» Material
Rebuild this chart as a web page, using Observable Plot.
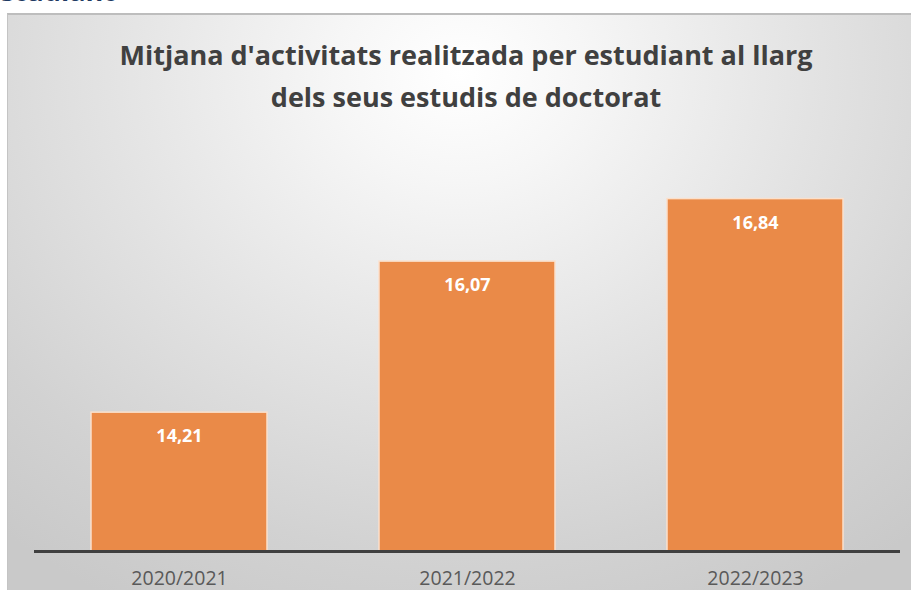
<!DOCTYPE html>
<html>
<head>
<meta charset="utf-8">
<script src="https://cdn.jsdelivr.net/npm/d3@7"></script>
<script src="https://cdn.jsdelivr.net/npm/@observablehq/plot@0.6"></script>
<style>
  html, body { margin: 0; padding: 0; width: 911px; height: 590px; overflow: hidden; background: #ffffff; }
  body { position: relative; font-family: "Open Sans", sans-serif; }
  #heading { position: absolute; left: -15px; top: -24px; font-size: 27px; line-height: 30px; font-weight: 700; color: #1f3a63; white-space: nowrap; }
  #frame { position: absolute; left: 7px; top: 13px; width: 904px; height: 577px; box-sizing: border-box;
    border-top: 2px solid #bdbdbd; border-left: 1px solid #c4c4c4;
    background: radial-gradient(ellipse 78% 105% at 50% 10%, #ffffff 0%, #f6f6f6 18%, #e3e3e3 50%, #d2d2d2 80%, #c9c9c9 100%); }
  #title { position: absolute; left: 20px; width: 892px; top: 34px; text-align: center; font-size: 27px; font-weight: 700;
    color: #404040; line-height: 42px; }
  #chart { position: absolute; left: 0; top: 120px; }
</style>
</head>
<body>
<div id="heading">estudiant</div>
<div id="frame"></div>
<div id="title">Mitjana d'activitats realitzada per estudiant al llarg<br>dels seus estudis de doctorat</div>
<div id="chart"></div>
<script>
const categories = ["2020/2021", "2021/2022", "2022/2023"];
const values = [14.21, 16.07, 16.84];
const axisMin = 12.5;
const axisMax = 17.5;

const data = categories.map((c, i) => ({ year: c, value: values[i] }));
const fmt = v => v.toFixed(2).replace(".", ",");

const plot = Plot.plot({
  width: 911,
  height: 470,
  marginLeft: 34,
  marginRight: 11,
  marginTop: 25,
  marginBottom: 39,
  style: { background: "transparent", fontFamily: "'Open Sans', sans-serif", overflow: "visible" },
  x: { domain: categories, paddingInner: 0.39, paddingOuter: 0.195, label: null },
  y: { domain: [axisMin, axisMax], axis: null },
  marks: [
    Plot.barY(data, { x: "year", y1: axisMin, y2: "value", fill: "#ea8a48", stroke: "#fbe0cb", strokeWidth: 1.5 }),
    Plot.text(data, { x: "year", y: "value", text: d => fmt(d.value), dy: 24, fill: "#ffffff", fontSize: 18, fontWeight: 700 }),
    Plot.ruleY([axisMin], { stroke: "#404040", strokeWidth: 3 }),
    Plot.axisX({ tickSize: 0, tickPadding: 20, fontSize: 19.5, color: "#595959", label: null })
  ]
});
document.getElementById("chart").appendChild(plot);
</script>
</body>
</html>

» The exercise
Output the data above without changes, apart from leaving out the pictures.

» Final answer
Rebuild this chart as a web page, using Observable Plot.
<!DOCTYPE html>
<html>
<head>
<meta charset="utf-8">
<script src="https://cdn.jsdelivr.net/npm/d3@7"></script>
<script src="https://cdn.jsdelivr.net/npm/@observablehq/plot@0.6"></script>
<style>
  html, body { margin: 0; padding: 0; width: 911px; height: 590px; overflow: hidden; background: #ffffff; }
  body { position: relative; font-family: "Open Sans", sans-serif; }
  #heading { position: absolute; left: -15px; top: -24px; font-size: 27px; line-height: 30px; font-weight: 700; color: #1f3a63; white-space: nowrap; }
  #frame { position: absolute; left: 7px; top: 13px; width: 904px; height: 577px; box-sizing: border-box;
    border-top: 2px solid #bdbdbd; border-left: 1px solid #c4c4c4;
    background: radial-gradient(ellipse 78% 105% at 50% 10%, #ffffff 0%, #f6f6f6 18%, #e3e3e3 50%, #d2d2d2 80%, #c9c9c9 100%); }
  #title { position: absolute; left: 20px; width: 892px; top: 34px; text-align: center; font-size: 27px; font-weight: 700;
    color: #404040; line-height: 42px; }
  #chart { position: absolute; left: 0; top: 120px; }
</style>
</head>
<body>
<div id="heading">estudiant</div>
<div id="frame"></div>
<div id="title">Mitjana d'activitats realitzada per estudiant al llarg<br>dels seus estudis de doctorat</div>
<div id="chart"></div>
<script>
const categories = ["2020/2021", "2021/2022", "2022/2023"];
const values = [14.21, 16.07, 16.84];
const axisMin = 12.5;
const axisMax = 17.5;

const data = categories.map((c, i) => ({ year: c, value: values[i] }));
const fmt = v => v.toFixed(2).replace(".", ",");

const plot = Plot.plot({
  width: 911,
  height: 470,
  marginLeft: 34,
  marginRight: 11,
  marginTop: 25,
  marginBottom: 39,
  style: { background: "transparent", fontFamily: "'Open Sans', sans-serif", overflow: "visible" },
  x: { domain: categories, paddingInner: 0.39, paddingOuter: 0.195, label: null },
  y: { domain: [axisMin, axisMax], axis: null },
  marks: [
    Plot.barY(data, { x: "year", y1: axisMin, y2: "value", fill: "#ea8a48", stroke: "#fbe0cb", strokeWidth: 1.5 }),
    Plot.text(data, { x: "year", y: "value", text: d => fmt(d.value), dy: 24, fill: "#ffffff", fontSize: 18, fontWeight: 700 }),
    Plot.ruleY([axisMin], { stroke: "#404040", strokeWidth: 3 }),
    Plot.axisX({ tickSize: 0, tickPadding: 20, fontSize: 19.5, color: "#595959", label: null })
  ]
});
document.getElementById("chart").appendChild(plot);
</script>
</body>
</html>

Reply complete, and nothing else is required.